Setting it up with Bugnet

Bugnet provides a lightweight web SDK and an in-game report button that suit a PixiJS game well. Wire your contextlost listener, your loader rejection handler, and the global error hooks to the SDK, passing the renderer strings, the failing asset URL, the breadcrumb trail, and your scene state. Every crash, whether a GPU context loss or a missing texture, then lands in one dashboard already carrying the detail that tells the two apart, instead of arriving as identical blank-screen complaints.

Occurrence grouping keeps a single driver bug from drowning the signal. Bugnet folds repeated context-loss reports from the same GPU family into one counted issue, so you immediately see which hardware is worst affected. Custom fields like renderer type, GPU string, and failed asset become filters, letting you confirm a spike is one CDN path or one integrated chipset and respond with a smaller atlas, a fallback renderer, or a fixed asset URL rather than a guess.

Testing the renderer paths you rely on

Before release, exercise the failure paths deliberately. Force a context loss with the WEBGL_lose_context extension and confirm your listener reports and recovers. Point an asset at a deliberately broken URL and confirm the loader rejection is captured. Run the game on a low-end integrated GPU and a real phone, not just your development machine, because texture limits and context behavior differ wildly across the hardware your players actually own.

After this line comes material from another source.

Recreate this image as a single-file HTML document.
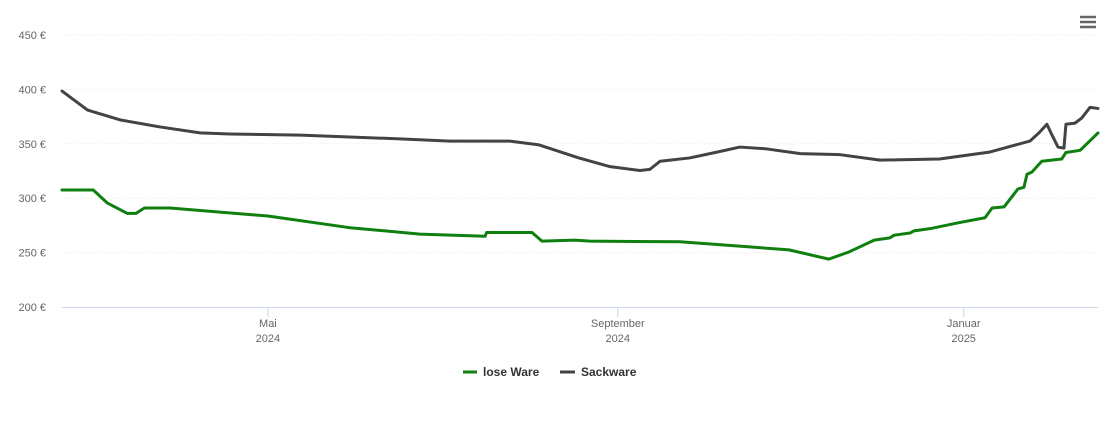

When live reports arrive, sort by occurrence and address the loudest renderer and asset issues first, watching the counts fall after each patch. PixiJS gives you raw speed by staying close to WebGL, and the price is that you own the failure handling that a heavier engine would hide. A steady crash stream with renderer context is what makes that tradeoff comfortable rather than nerve-racking.

PixiJS crashes through WebGL and async loaders, so watch contextlost events and loader rejections, and attach GPU strings so each blank-screen report names its cause.